======== Exercise material ========
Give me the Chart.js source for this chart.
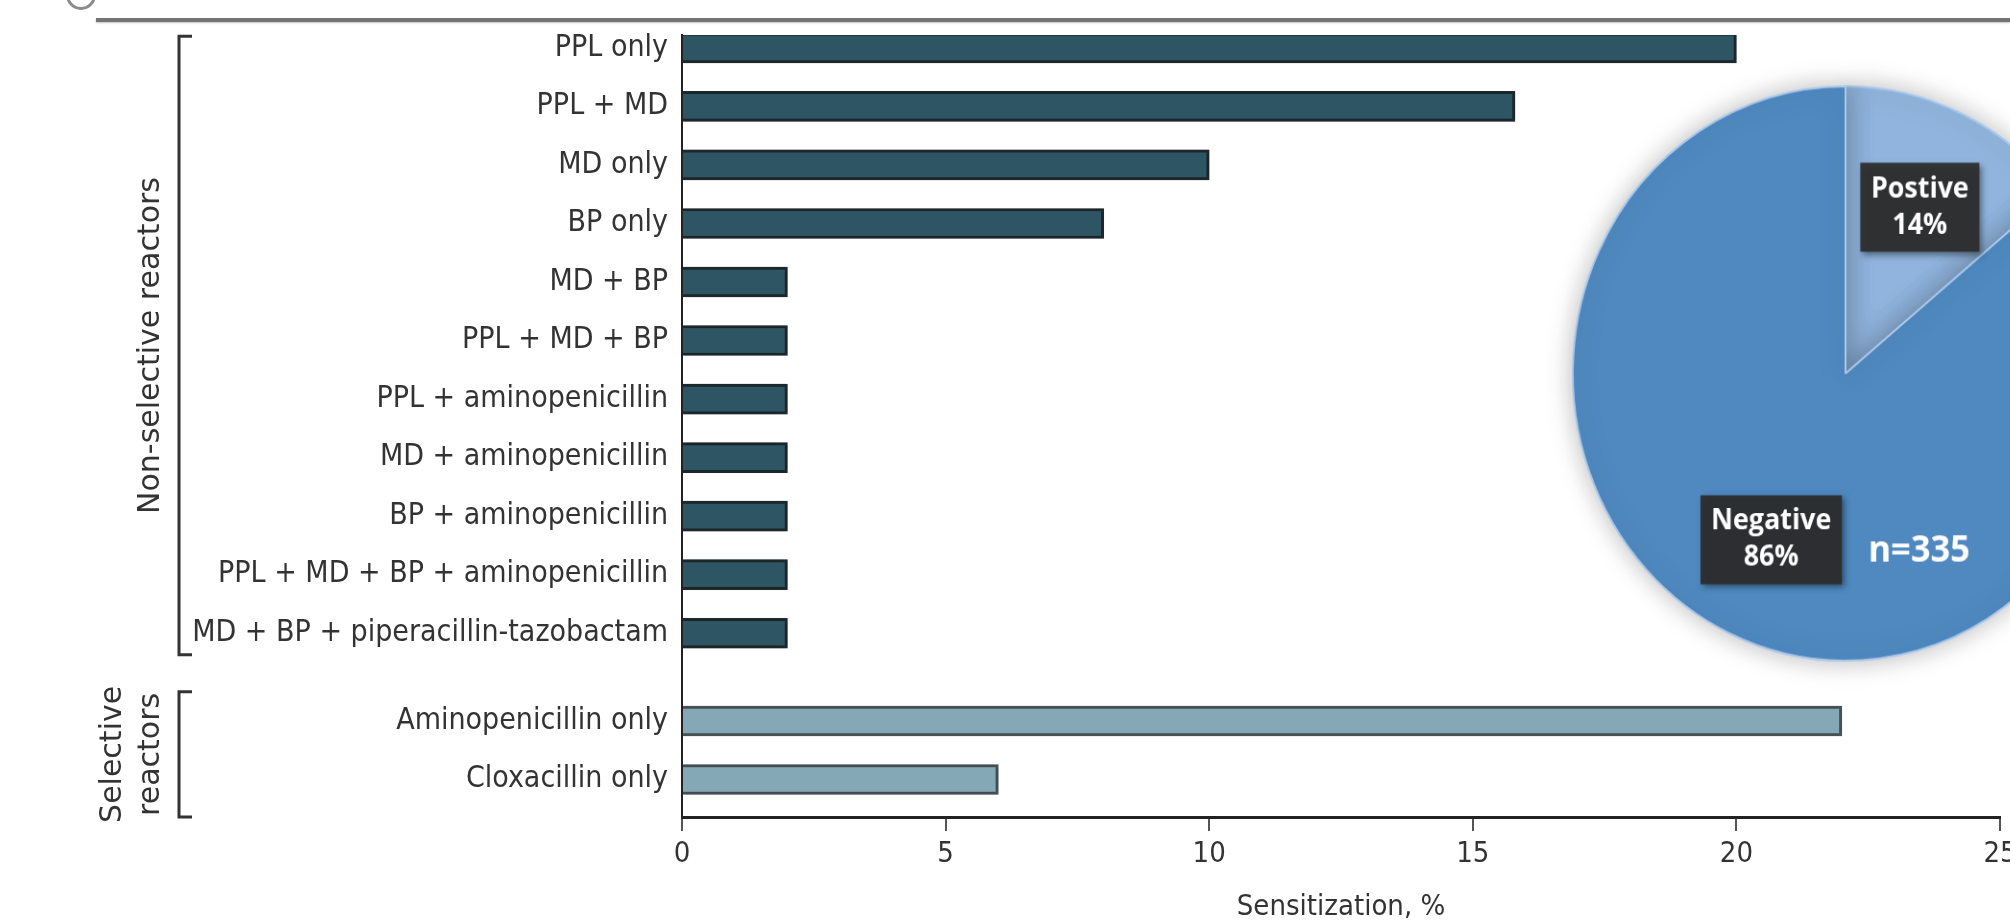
<!DOCTYPE html>
<html>
<head>
<meta charset="utf-8">
<title>Sensitization</title>
<script src="https://cdn.jsdelivr.net/npm/chart.js@4.4.0/dist/chart.umd.min.js"></script>
<style>
  html, body { margin: 0; padding: 0; background: #fff; overflow: hidden; }
  #wrap { position: relative; width: 2010px; height: 923px; overflow: hidden; }
  #barChart { position: absolute; left: 0; top: 0; }
  #pieChart { position: absolute; left: 1543px; top: 55px; width: 605px !important; height: 637px !important; }
  #rule { position: absolute; left: 96px; top: 18px; width: 1914px; height: 4px; background: #747474; box-shadow: 0 1px 2px #c4c4c4; }
  #mark { position: absolute; left: 66px; top: -20px; width: 24px; height: 24px; border: 3px solid #8a8a8a; border-radius: 50%; }
</style>
</head>
<body>
<div id="wrap">
  <div id="mark"></div>
  <div id="rule"></div>
  <canvas id="barChart" width="2010" height="923"></canvas>
  <canvas id="pieChart" width="630" height="630"></canvas>
</div>
<script>
// bar chart data
const categories = [
  'PPL only', 'PPL + MD', 'MD only', 'BP only', 'MD + BP', 'PPL + MD + BP',
  'PPL + aminopenicillin', 'MD + aminopenicillin', 'BP + aminopenicillin',
  'PPL + MD + BP + aminopenicillin', 'MD + BP + piperacillin-tazobactam',
  'Aminopenicillin only', 'Cloxacillin only'
];
const rowPositions = [0, 1, 2, 3, 4, 5, 6, 7, 8, 9, 10, 11.5, 12.5];
const sensitization = [20, 15.8, 10, 8, 2, 2, 2, 2, 2, 2, 2, 22, 6];
const reactorGroup = [0, 0, 0, 0, 0, 0, 0, 0, 0, 0, 0, 1, 1];
const groupLabels = [['Non-selective reactors'], ['Selective', 'reactors']];
const xTicks = [0, 5, 10, 15, 20, 25];

// pie data
const pieLabels = ['Postive', 'Negative'];
const piePercent = [14, 86];
const sampleSize = 335;

const groupFill = ['#2e5563', '#85a8b6'];
const groupEdge = ['#1f2a2f', '#4b575c'];
const bracketPad = [[0.2, 0.37], [0.5, 0.64]];
const labelFont = "'DejaVu Sans Condensed', 'Liberation Sans', sans-serif";

const bracketPlugin = {
  id: 'brackets',
  afterDraw(chart) {
    const ctx = chart.ctx;
    const y = chart.scales.y;
    const step = Math.abs(y.getPixelForValue(1) - y.getPixelForValue(0));
    ctx.save();
    ctx.strokeStyle = '#333';
    ctx.lineWidth = 3;
    ctx.fillStyle = '#333';
    ctx.font = "30px 'DejaVu Sans', sans-serif";
    ctx.textAlign = 'center';
    ctx.textBaseline = 'middle';
    groupLabels.forEach((lines, g) => {
      const idx = reactorGroup.map((v, i) => v === g ? i : -1).filter(i => i >= 0);
      const top = y.getPixelForValue(rowPositions[idx[0]]) - bracketPad[g][0] * step;
      const bottom = y.getPixelForValue(rowPositions[idx[idx.length - 1]]) + bracketPad[g][1] * step;
      ctx.beginPath();
      ctx.moveTo(192, top);
      ctx.lineTo(179, top);
      ctx.lineTo(179, bottom);
      ctx.lineTo(192, bottom);
      ctx.stroke();
      const mid = (top + bottom) / 2;
      lines.forEach((line, j) => {
        ctx.save();
        ctx.translate(151 - (lines.length - 1 - j) * 38, mid);
        ctx.rotate(-Math.PI / 2);
        ctx.fillText(line, 0, 0);
        ctx.restore();
      });
    });
    ctx.restore();
  }
};

const barShadow = {
  id: 'barShadow',
  beforeDatasetsDraw(chart) {
    const ctx = chart.ctx;
    ctx.save();
    ctx.shadowColor = 'rgba(0,0,0,0.35)';
    ctx.shadowBlur = 4;
  },
  afterDatasetsDraw(chart) {
    chart.ctx.restore();
  }
};

new Chart(document.getElementById('barChart'), {
  type: 'bar',
  data: {
    datasets: [{
      data: sensitization.map((v, i) => ({ x: v, y: rowPositions[i] })),
      backgroundColor: reactorGroup.map(g => groupFill[g]),
      borderColor: reactorGroup.map(g => groupEdge[g]),
      borderWidth: 3,
      barThickness: 30
    }]
  },
  options: {
    indexAxis: 'y',
    responsive: false,
    animation: false,
    layout: { padding: { top: 35, right: 10, bottom: 0, left: 0 } },
    plugins: { legend: { display: false }, tooltip: { enabled: false } },
    scales: {
      x: {
        type: 'linear',
        min: xTicks[0],
        max: xTicks[xTicks.length - 1],
        afterBuildTicks: s => { s.ticks = xTicks.map(v => ({ value: v })); },
        afterFit: s => { s.height = 106; s.paddingRight = 0; s.paddingLeft = 0; },
        grid: { drawOnChartArea: false, drawTicks: true, tickLength: 14, color: '#555', lineWidth: 2 },
        border: { display: true, color: '#222', width: 3 },
        ticks: { font: { family: labelFont, size: 29 }, color: '#333', padding: 6, maxRotation: 0 },
        title: { display: true, text: 'Sensitization, %', color: '#333',
                 font: { family: labelFont, size: 29, lineHeight: 1 }, padding: { top: 0, bottom: 1 } }
      },
      y: {
        type: 'linear',
        reverse: true,
        offset: false,
        min: -0.22,
        max: 13.14,
        afterBuildTicks: s => { s.ticks = rowPositions.map(v => ({ value: v })); },
        afterFit: s => { s.width = 682; s.paddingTop = 0; s.paddingBottom = 0; },
        grid: { display: false, drawTicks: false, offset: false },
        border: { display: true, color: '#222', width: 2 },
        ticks: {
          autoSkip: false,
          padding: 14,
          color: '#333',
          font: { family: labelFont, size: 30 },
          callback: (v, i) => categories[i]
        }
      }
    }
  },
  plugins: [barShadow, bracketPlugin]
});

const pieShadow = {
  id: 'pieShadow',
  beforeDatasetsDraw(chart) {
    const ctx = chart.ctx;
    ctx.save();
    ctx.shadowColor = 'rgba(0,0,0,0.28)';
    ctx.shadowBlur = 28;
  },
  afterDatasetsDraw(chart) {
    chart.ctx.restore();
  }
};

const pieText = {
  id: 'pieText',
  afterDraw(chart) {
    const ctx = chart.ctx;
    const arcs = chart.getDatasetMeta(0).data;
    ctx.save();
    ctx.textAlign = 'center';
    ctx.textBaseline = 'middle';
    arcs.forEach((arc, i) => {
      const mid = (arc.startAngle + arc.endAngle) / 2;
      const r = arc.outerRadius * 0.64;
      const cx = arc.x + Math.cos(mid) * r;
      const cy = arc.y + Math.sin(mid) * r;
      const lines = [pieLabels[i], piePercent[i] + '%'];
      ctx.font = "bold 28px 'Open Sans', sans-serif";
      const w = Math.max(...lines.map(t => ctx.measureText(t).width)) + 22;
      const h = 88;
      ctx.save();
      ctx.shadowColor = 'rgba(0,0,0,0.45)';
      ctx.shadowBlur = 6;
      ctx.shadowOffsetX = 3;
      ctx.shadowOffsetY = 3;
      ctx.fillStyle = 'rgba(44,44,44,0.93)';
      ctx.fillRect(cx - w / 2, cy - h / 2, w, h);
      ctx.restore();
      ctx.fillStyle = '#fff';
      ctx.fillText(lines[0], cx, cy - 18);
      ctx.fillText(lines[1], cx, cy + 18);
    });
    const a = arcs[0];
    ctx.font = "bold 36px 'Open Sans', sans-serif";
    ctx.fillStyle = '#fff';
    ctx.fillText('n=' + sampleSize, a.x + a.outerRadius * 0.27, a.y + a.outerRadius * 0.62);
    ctx.restore();
  }
};

new Chart(document.getElementById('pieChart'), {
  type: 'pie',
  data: {
    labels: pieLabels,
    datasets: [{
      data: piePercent,
      backgroundColor: ['#90b4dd', '#4f89bf'],
      borderColor: '#a9c8ea',
      borderWidth: 2
    }]
  },
  options: {
    responsive: false,
    animation: false,
    layout: { padding: 30 },
    plugins: { legend: { display: false }, tooltip: { enabled: false } }
  },
  plugins: [pieShadow, pieText]
});
</script>
</body>
</html>
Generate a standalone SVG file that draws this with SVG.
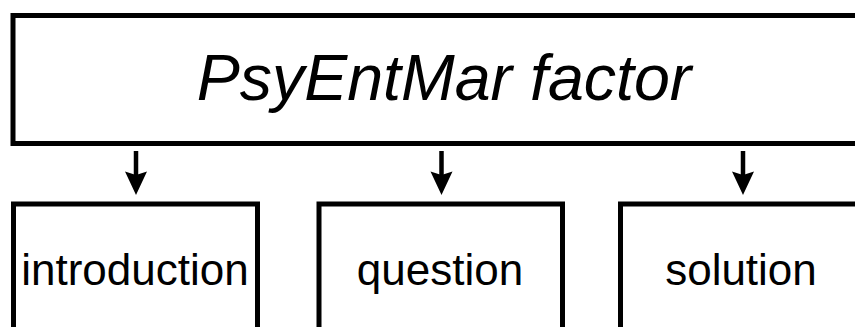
<svg xmlns="http://www.w3.org/2000/svg" width="855" height="327" viewBox="0 0 855 327">
  <style>
    .box { fill: #ffffff; stroke: #000000; stroke-width: 5; }
    .shaft { stroke: #000000; stroke-width: 4.5; fill: none; }
    .head { fill: #000000; stroke: none; }
    .label { font-family: "Liberation Sans", Arial, Helvetica, sans-serif; fill: #000000; text-anchor: middle; }
  </style>
  <rect x="0" y="0" width="855" height="327" fill="#ffffff"/>
  <g id="factor">
    <rect class="box" x="13" y="15.5" width="900" height="128"/>
    <text class="label" x="444" y="100" font-size="64.5" font-style="italic">PsyEntMar factor</text>
  </g>
  <g id="introduction">
    <rect class="box" x="13.5" y="204" width="244" height="200"/>
    <text class="label" x="135" y="285" font-size="44">introduction</text>
  </g>
  <g id="question">
    <rect class="box" x="319" y="204" width="243.5" height="200"/>
    <text class="label" x="440" y="285" font-size="44">question</text>
  </g>
  <g id="solution">
    <rect class="box" x="620.5" y="204" width="400" height="200"/>
    <text class="label" x="741" y="285" font-size="44">solution</text>
  </g>
  <g id="connectors">
    <line class="shaft" x1="136" y1="151" x2="136" y2="175"/>
    <path class="head" d="M125,171.5 L136,175 L147,171.5 L136,195 Z"/>
    <line class="shaft" x1="441.5" y1="151" x2="441.5" y2="175"/>
    <path class="head" d="M430.5,171.5 L441.5,175 L452.5,171.5 L441.5,195 Z"/>
    <line class="shaft" x1="743" y1="151" x2="743" y2="175"/>
    <path class="head" d="M732,171.5 L743,175 L754,171.5 L743,195 Z"/>
  </g>
</svg>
========
[Aim]
Leave the pictures out and reproduce exactly the lines from the top of the listing above through the line with "const sampleSize = 335;".

[Written answer]
Give me the Chart.js source for this chart.
<!DOCTYPE html>
<html>
<head>
<meta charset="utf-8">
<title>Sensitization</title>
<script src="https://cdn.jsdelivr.net/npm/chart.js@4.4.0/dist/chart.umd.min.js"></script>
<style>
  html, body { margin: 0; padding: 0; background: #fff; overflow: hidden; }
  #wrap { position: relative; width: 2010px; height: 923px; overflow: hidden; }
  #barChart { position: absolute; left: 0; top: 0; }
  #pieChart { position: absolute; left: 1543px; top: 55px; width: 605px !important; height: 637px !important; }
  #rule { position: absolute; left: 96px; top: 18px; width: 1914px; height: 4px; background: #747474; box-shadow: 0 1px 2px #c4c4c4; }
  #mark { position: absolute; left: 66px; top: -20px; width: 24px; height: 24px; border: 3px solid #8a8a8a; border-radius: 50%; }
</style>
</head>
<body>
<div id="wrap">
  <div id="mark"></div>
  <div id="rule"></div>
  <canvas id="barChart" width="2010" height="923"></canvas>
  <canvas id="pieChart" width="630" height="630"></canvas>
</div>
<script>
// bar chart data
const categories = [
  'PPL only', 'PPL + MD', 'MD only', 'BP only', 'MD + BP', 'PPL + MD + BP',
  'PPL + aminopenicillin', 'MD + aminopenicillin', 'BP + aminopenicillin',
  'PPL + MD + BP + aminopenicillin', 'MD + BP + piperacillin-tazobactam',
  'Aminopenicillin only', 'Cloxacillin only'
];
const rowPositions = [0, 1, 2, 3, 4, 5, 6, 7, 8, 9, 10, 11.5, 12.5];
const sensitization = [20, 15.8, 10, 8, 2, 2, 2, 2, 2, 2, 2, 22, 6];
const reactorGroup = [0, 0, 0, 0, 0, 0, 0, 0, 0, 0, 0, 1, 1];
const groupLabels = [['Non-selective reactors'], ['Selective', 'reactors']];
const xTicks = [0, 5, 10, 15, 20, 25];

// pie data
const pieLabels = ['Postive', 'Negative'];
const piePercent = [14, 86];
const sampleSize = 335;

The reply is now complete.